# Maple Pecan Plait



## bonpoisson (Jan 19, 2010)

Hi, i've been looking for a recipe fora maple pecan plait recipe and quality vanilla slice recipe for a while? Any kind people care to share their knowledge?:thumb:


----------



## boar_d_laze (Feb 13, 2008)

In the same way Athena emerged fully formed from Zeus's forehead, maple pecan plaits emerge packaged on cellophane-wrapped, individual, cardboard trays from giant, Federation starship replicators; are then sent by Federation starship transporter to British roadway caffs; where they are transferred to Federation starship microwave ovens.

In other words, they are an entirely commercial product, and (at least as yet) there are no recipes available. There's no question that the little suckers are delicious, addictive and for some reason very popular with vegans.
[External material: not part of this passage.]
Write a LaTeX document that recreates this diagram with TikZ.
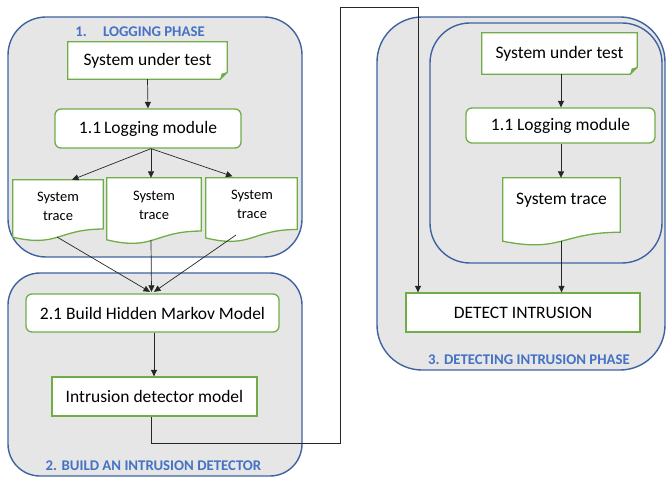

Fortunately, there are alternative pastry recipes combining maple, pecan, and sweet which do not require 23d Century technology or vegans either.

First, I suggest the "Alligator" Danish which is pretty much a Los Angeles thing made by the local Viktor Benes bakery chain. It's a Danish (obviously) and not a puff pastry, but is, as we say, "to die for." I'm a compulsive recipe tweaker, but would never mess with this one: Recipe: Alligator Coffee Cake with Maple Icing. If you PM me your email, I'll send you a somewhat better written and easier to follow pdf version.

Also a Danish, you may want to try a maple-pecan "kringle." There's a recipe written for the Land O'Lakes butter company posted all over the web. This one, is somewhat better and may form the basis for the other: danish maple pecan braid- is this the recipe you may want - alt.bread.recipes | Google Groups. I've never made it myself; and if I did would use maple syrup (amount by taste) instead of maple flavoring (aka _mapleine_).

If you're really determined to replicate the maple pecan plait you enjoy while fueling your motor, I suggest combining the filling and topping from the Viktor Benes recipe with store-bought puff pastry to make a strudel. If you like, alter the filling by using slightly reduced maple syrup instead of honey.

Maple-pecan baklava is another alternative.

If you understand and master baking techniques you can easily adjust recipes to suit any desired "flavor profile." Otherwise, you're stuck with whatever recipes you find.

BDL


----------



## mezzaluna (Aug 29, 2000)

I have never seen a pastry called "maple plait" where I live, nor heard of it. Can you please describe it? I'm sure there's a way to find a recipe, or to tweak a different recipe to have what you're looking for. 

Mezzaluna


----------



## petalsandcoco (Aug 25, 2009)

You can find a picture of it here:
http://findingsocks.blogspot.com/200...can-plait.html

Last night I spent 2 hours trying to find a recipe but to no avail. Tim Horton's sells them every now and again and they are wonderful. I posted a few requests at different sites...


----------



## mezzaluna (Aug 29, 2000)

Thanks, Petals. They look like puff pastry with a sweet, nut filling. 

Bon Poisson, is the pastry you remember very flaky, or is it soft and light (like a croissant)? In the US, one can buy frozen puff pastry in the grocery store. If I were trying this I might mix up a some chopped nuts, sugar, maple syrup and a little bit of flour - maybe tapioca flour or wheat flour to thicken the filling so it doesn't completly run out of the pastry. I'm no pastry expert, but if I were just having some fun in the kitchen with no risk involved, that's what I'd do.

I'm sure someone else will have a different take on this.


----------



## kirstens (Jul 3, 2009)

I'm not a sweets girl but that looks heavenly 
Looks pretty tough to make, might as well buy a fresh one.


----------



## braticus (May 17, 2011)

YES! – there was a place here in Washington, DC that had them.  I was obsessed with them!!!  A French Chef owned a place on Conn. Ave., NW.  Can’t remember the name, but he always had them and they were perfection.

Another place in Cleveland Park also carried them, but they weren’t as good (too gooey and mushy) but they did the job when I no longer had access to the French place.

But alas, I have not been able to find a recipe for them!

: - 0


----------